Pay-As-You-Go 4G From Clearwire

Last Monday internet provider Clearwire announced that it would begin offering a pay-as-you-go 4G service for its customers. With the demand for faster and faster internet rising, and the amount of contractual services lowering, this is exactly what the new tech-savvy generation needs.

The new 4G service will be called Rover and will be available in all of Clearwire's networks. Clearwire, being partially owned by Sprint-Nextel, is used to power the 4G WiMax network, and it is this network Rover will run off of.

Lately Clearwire has been in slump profit wise, losing millions of dollars this year alone. This new pay-as-you-go network will hopefully rekindle some profits for the flagging company, as well as making internet accessible for those who don't want to get tangled up in a contract.
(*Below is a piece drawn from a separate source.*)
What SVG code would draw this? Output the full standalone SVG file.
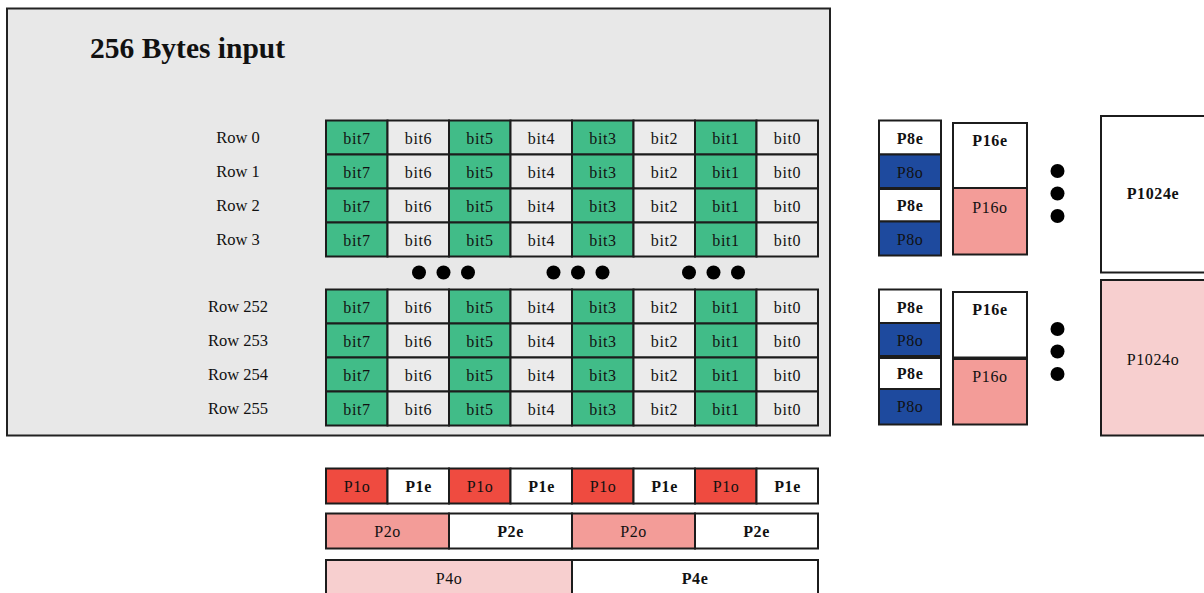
<svg xmlns="http://www.w3.org/2000/svg" width="1204" height="593" viewBox="0 0 1204 593">
<style>
text{font-family:"Liberation Serif","Times New Roman",serif;fill:#111;}
.c rect{stroke:#1c1c1c;stroke-width:2;}
.g{fill:#41bc88;}
.w{fill:#ebebeb;}
.wh{fill:#ffffff;}
.bl{fill:#1e4a9e;}
.rd{fill:#ef4b40;}
.sa{fill:#f39c98;}
.pk{fill:#f7cfcf;}
.t{font-size:16px;text-anchor:middle;letter-spacing:0.6px;}
.b{font-weight:bold;}
.r{font-size:16.5px;text-anchor:middle;}
.d{fill:#000;}
</style>
<defs>
<g id="dot3h"><circle cx="0" cy="0" r="7" class="d"/><circle cx="24.5" cy="0" r="7" class="d"/><circle cx="49" cy="0" r="7" class="d"/></g>
<g id="dot3v"><circle cx="0" cy="0" r="7" class="d"/><circle cx="0" cy="22.5" r="7" class="d"/><circle cx="0" cy="45" r="7" class="d"/></g>
</defs>
<g id="input-frame">
<rect x="7" y="8.5" width="823" height="427" fill="#e8e8e8" stroke="#222" stroke-width="2"/>
<text x="90" y="58" font-size="29.5" font-weight="bold">256 Bytes input</text>
</g>
<g id="row-labels">
<text class="r" x="238" y="143">Row 0</text>
<text class="r" x="238" y="177">Row 1</text>
<text class="r" x="238" y="211">Row 2</text>
<text class="r" x="238" y="245">Row 3</text>
<text class="r" x="238" y="312">Row 252</text>
<text class="r" x="238" y="346">Row 253</text>
<text class="r" x="238" y="380">Row 254</text>
<text class="r" x="238" y="414">Row 255</text>
</g>
<g id="row0" class="c">
<rect class="g" x="326" y="120.5" width="61.5" height="34"/><text class="t" x="357" y="143.5">bit7</text>
<rect class="w" x="387.5" y="120.5" width="61.5" height="34"/><text class="t" x="418.5" y="143.5">bit6</text>
<rect class="g" x="449" y="120.5" width="61.5" height="34"/><text class="t" x="480" y="143.5">bit5</text>
<rect class="w" x="510.5" y="120.5" width="61.5" height="34"/><text class="t" x="541.5" y="143.5">bit4</text>
<rect class="g" x="572" y="120.5" width="61.5" height="34"/><text class="t" x="603" y="143.5">bit3</text>
<rect class="w" x="633.5" y="120.5" width="61.5" height="34"/><text class="t" x="664.5" y="143.5">bit2</text>
<rect class="g" x="695" y="120.5" width="61.5" height="34"/><text class="t" x="726" y="143.5">bit1</text>
<rect class="w" x="756.5" y="120.5" width="61.5" height="34"/><text class="t" x="787.5" y="143.5">bit0</text>
</g>
<g id="row1" class="c">
<rect class="g" x="326" y="154.5" width="61.5" height="34"/><text class="t" x="357" y="177.5">bit7</text>
<rect class="w" x="387.5" y="154.5" width="61.5" height="34"/><text class="t" x="418.5" y="177.5">bit6</text>
<rect class="g" x="449" y="154.5" width="61.5" height="34"/><text class="t" x="480" y="177.5">bit5</text>
<rect class="w" x="510.5" y="154.5" width="61.5" height="34"/><text class="t" x="541.5" y="177.5">bit4</text>
<rect class="g" x="572" y="154.5" width="61.5" height="34"/><text class="t" x="603" y="177.5">bit3</text>
<rect class="w" x="633.5" y="154.5" width="61.5" height="34"/><text class="t" x="664.5" y="177.5">bit2</text>
<rect class="g" x="695" y="154.5" width="61.5" height="34"/><text class="t" x="726" y="177.5">bit1</text>
<rect class="w" x="756.5" y="154.5" width="61.5" height="34"/><text class="t" x="787.5" y="177.5">bit0</text>
</g>
<g id="row2" class="c">
<rect class="g" x="326" y="188.5" width="61.5" height="34"/><text class="t" x="357" y="211.5">bit7</text>
<rect class="w" x="387.5" y="188.5" width="61.5" height="34"/><text class="t" x="418.5" y="211.5">bit6</text>
<rect class="g" x="449" y="188.5" width="61.5" height="34"/><text class="t" x="480" y="211.5">bit5</text>
<rect class="w" x="510.5" y="188.5" width="61.5" height="34"/><text class="t" x="541.5" y="211.5">bit4</text>
<rect class="g" x="572" y="188.5" width="61.5" height="34"/><text class="t" x="603" y="211.5">bit3</text>
<rect class="w" x="633.5" y="188.5" width="61.5" height="34"/><text class="t" x="664.5" y="211.5">bit2</text>
<rect class="g" x="695" y="188.5" width="61.5" height="34"/><text class="t" x="726" y="211.5">bit1</text>
<rect class="w" x="756.5" y="188.5" width="61.5" height="34"/><text class="t" x="787.5" y="211.5">bit0</text>
</g>
<g id="row3" class="c">
<rect class="g" x="326" y="222.5" width="61.5" height="34"/><text class="t" x="357" y="245.5">bit7</text>
<rect class="w" x="387.5" y="222.5" width="61.5" height="34"/><text class="t" x="418.5" y="245.5">bit6</text>
<rect class="g" x="449" y="222.5" width="61.5" height="34"/><text class="t" x="480" y="245.5">bit5</text>
<rect class="w" x="510.5" y="222.5" width="61.5" height="34"/><text class="t" x="541.5" y="245.5">bit4</text>
<rect class="g" x="572" y="222.5" width="61.5" height="34"/><text class="t" x="603" y="245.5">bit3</text>
<rect class="w" x="633.5" y="222.5" width="61.5" height="34"/><text class="t" x="664.5" y="245.5">bit2</text>
<rect class="g" x="695" y="222.5" width="61.5" height="34"/><text class="t" x="726" y="245.5">bit1</text>
<rect class="w" x="756.5" y="222.5" width="61.5" height="34"/><text class="t" x="787.5" y="245.5">bit0</text>
</g>
<g id="grid-ellipsis">
<use href="#dot3h" x="419" y="272.5"/>
<use href="#dot3h" x="553.5" y="272.5"/>
<use href="#dot3h" x="689" y="272.5"/>
</g>
<g id="row252" class="c">
<rect class="g" x="326" y="289.5" width="61.5" height="34"/><text class="t" x="357" y="312.5">bit7</text>
<rect class="w" x="387.5" y="289.5" width="61.5" height="34"/><text class="t" x="418.5" y="312.5">bit6</text>
<rect class="g" x="449" y="289.5" width="61.5" height="34"/><text class="t" x="480" y="312.5">bit5</text>
<rect class="w" x="510.5" y="289.5" width="61.5" height="34"/><text class="t" x="541.5" y="312.5">bit4</text>
<rect class="g" x="572" y="289.5" width="61.5" height="34"/><text class="t" x="603" y="312.5">bit3</text>
<rect class="w" x="633.5" y="289.5" width="61.5" height="34"/><text class="t" x="664.5" y="312.5">bit2</text>
<rect class="g" x="695" y="289.5" width="61.5" height="34"/><text class="t" x="726" y="312.5">bit1</text>
<rect class="w" x="756.5" y="289.5" width="61.5" height="34"/><text class="t" x="787.5" y="312.5">bit0</text>
</g>
<g id="row253" class="c">
<rect class="g" x="326" y="323.5" width="61.5" height="34"/><text class="t" x="357" y="346.5">bit7</text>
<rect class="w" x="387.5" y="323.5" width="61.5" height="34"/><text class="t" x="418.5" y="346.5">bit6</text>
<rect class="g" x="449" y="323.5" width="61.5" height="34"/><text class="t" x="480" y="346.5">bit5</text>
<rect class="w" x="510.5" y="323.5" width="61.5" height="34"/><text class="t" x="541.5" y="346.5">bit4</text>
<rect class="g" x="572" y="323.5" width="61.5" height="34"/><text class="t" x="603" y="346.5">bit3</text>
<rect class="w" x="633.5" y="323.5" width="61.5" height="34"/><text class="t" x="664.5" y="346.5">bit2</text>
<rect class="g" x="695" y="323.5" width="61.5" height="34"/><text class="t" x="726" y="346.5">bit1</text>
<rect class="w" x="756.5" y="323.5" width="61.5" height="34"/><text class="t" x="787.5" y="346.5">bit0</text>
</g>
<g id="row254" class="c">
<rect class="g" x="326" y="357.5" width="61.5" height="34"/><text class="t" x="357" y="380.5">bit7</text>
<rect class="w" x="387.5" y="357.5" width="61.5" height="34"/><text class="t" x="418.5" y="380.5">bit6</text>
<rect class="g" x="449" y="357.5" width="61.5" height="34"/><text class="t" x="480" y="380.5">bit5</text>
<rect class="w" x="510.5" y="357.5" width="61.5" height="34"/><text class="t" x="541.5" y="380.5">bit4</text>
<rect class="g" x="572" y="357.5" width="61.5" height="34"/><text class="t" x="603" y="380.5">bit3</text>
<rect class="w" x="633.5" y="357.5" width="61.5" height="34"/><text class="t" x="664.5" y="380.5">bit2</text>
<rect class="g" x="695" y="357.5" width="61.5" height="34"/><text class="t" x="726" y="380.5">bit1</text>
<rect class="w" x="756.5" y="357.5" width="61.5" height="34"/><text class="t" x="787.5" y="380.5">bit0</text>
</g>
<g id="row255" class="c">
<rect class="g" x="326" y="391.5" width="61.5" height="34"/><text class="t" x="357" y="414.5">bit7</text>
<rect class="w" x="387.5" y="391.5" width="61.5" height="34"/><text class="t" x="418.5" y="414.5">bit6</text>
<rect class="g" x="449" y="391.5" width="61.5" height="34"/><text class="t" x="480" y="414.5">bit5</text>
<rect class="w" x="510.5" y="391.5" width="61.5" height="34"/><text class="t" x="541.5" y="414.5">bit4</text>
<rect class="g" x="572" y="391.5" width="61.5" height="34"/><text class="t" x="603" y="414.5">bit3</text>
<rect class="w" x="633.5" y="391.5" width="61.5" height="34"/><text class="t" x="664.5" y="414.5">bit2</text>
<rect class="g" x="695" y="391.5" width="61.5" height="34"/><text class="t" x="726" y="414.5">bit1</text>
<rect class="w" x="756.5" y="391.5" width="61.5" height="34"/><text class="t" x="787.5" y="414.5">bit0</text>
</g>
<g id="p1-row" class="c">
<rect class="rd" x="326" y="468.5" width="61.5" height="35"/><text class="t" x="357" y="492">P1o</text>
<rect class="wh" x="387.5" y="468.5" width="61.5" height="35"/><text class="t b" x="418.5" y="492">P1e</text>
<rect class="rd" x="449" y="468.5" width="61.5" height="35"/><text class="t" x="480" y="492">P1o</text>
<rect class="wh" x="510.5" y="468.5" width="61.5" height="35"/><text class="t b" x="541.5" y="492">P1e</text>
<rect class="rd" x="572" y="468.5" width="61.5" height="35"/><text class="t" x="603" y="492">P1o</text>
<rect class="wh" x="633.5" y="468.5" width="61.5" height="35"/><text class="t b" x="664.5" y="492">P1e</text>
<rect class="rd" x="695" y="468.5" width="61.5" height="35"/><text class="t" x="726" y="492">P1o</text>
<rect class="wh" x="756.5" y="468.5" width="61.5" height="35"/><text class="t b" x="787.5" y="492">P1e</text>
</g>
<g id="p2-row" class="c">
<rect class="sa" x="326" y="513.5" width="123" height="35"/><text class="t" x="387.5" y="537">P2o</text>
<rect class="wh" x="449" y="513.5" width="123" height="35"/><text class="t b" x="510.5" y="537">P2e</text>
<rect class="sa" x="572" y="513.5" width="123" height="35"/><text class="t" x="633.5" y="537">P2o</text>
<rect class="wh" x="695" y="513.5" width="123" height="35"/><text class="t b" x="756.5" y="537">P2e</text>
</g>
<g id="p4-row" class="c">
<rect class="pk" x="326" y="560" width="246" height="50"/><text class="t" x="449" y="584">P4o</text>
<rect class="wh" x="572" y="560" width="246" height="50"/><text class="t b" x="695" y="584">P4e</text>
</g>
<g id="p8-top" class="c">
<rect class="wh" x="879" y="120.5" width="62" height="34"/><text class="t b" x="910" y="143.5">P8e</text>
<rect class="bl" x="879" y="154.5" width="62" height="33.5"/><text class="t" x="910" y="177.5">P8o</text>
<rect class="wh" x="879" y="189" width="62" height="32.5"/><text class="t b" x="910" y="211">P8e</text>
<rect class="bl" x="879" y="221.5" width="62" height="34"/><text class="t" x="910" y="245">P8o</text>
</g>
<g id="p16-top" class="c">
<rect class="wh" x="953" y="123" width="74" height="65"/><text class="t b" x="990" y="146">P16e</text>
<rect class="sa" x="953" y="188" width="74" height="66.5"/><text class="t" x="990" y="213">P16o</text>
</g>
<g id="p8-bottom" class="c">
<rect class="wh" x="879" y="289.5" width="62" height="33.5"/><text class="t b" x="910" y="313">P8e</text>
<rect class="bl" x="879" y="323" width="62" height="33"/><text class="t" x="910" y="345.5">P8o</text>
<rect class="wh" x="879" y="358" width="62" height="31"/><text class="t b" x="910" y="379">P8e</text>
<rect class="bl" x="879" y="389" width="62" height="35.5"/><text class="t" x="910" y="411.5">P8o</text>
</g>
<g id="p16-bottom" class="c">
<rect class="wh" x="953" y="292" width="74" height="65.5"/><text class="t b" x="990" y="315">P16e</text>
<rect class="sa" x="953" y="359" width="74" height="65.5"/><text class="t" x="990" y="382">P16o</text>
</g>
<g id="right-ellipsis">
<use href="#dot3v" x="1057.5" y="171"/>
<use href="#dot3v" x="1057.5" y="329"/>
</g>
<g id="p1024e" class="c">
<rect class="wh" x="1101" y="116" width="106" height="156.5"/><text class="t b" x="1153" y="199">P1024e</text>
</g>
<g id="p1024o" class="c">
<rect class="pk" x="1101" y="280" width="106" height="155.5"/><text class="t" x="1153" y="365">P1024o</text>
</g>
<g id="connectors"/>
</svg>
Price wise Rover seems to be decent. It will connect to Clearwire's network using either a "Stick" or a "Puck". The Stick will connect directly to the computer and provide access and as its name suggests, is a USB modem. The Stick will retail for $100. The Puck provides access for up to eight mobile devices and costs $150 dollars, which is an incredible deal for fifty dollars more, and also allows multiple laptops or other mobile devices to be online simultaneously. Users can choose to pay by the day, by the week, or by the month. Prices will be $5 for a day, $20 dollars for a week, or $50 dollars for a month.

With a reasonable price for their new 4G network Clearwire can hope to recoup its recent losses. More good news for the company is that it is currently the only service provider offering 4G. Other internet heavyweights will soon enter into the game, but Clearwire may be able to retain popularity with its contract-free Rover.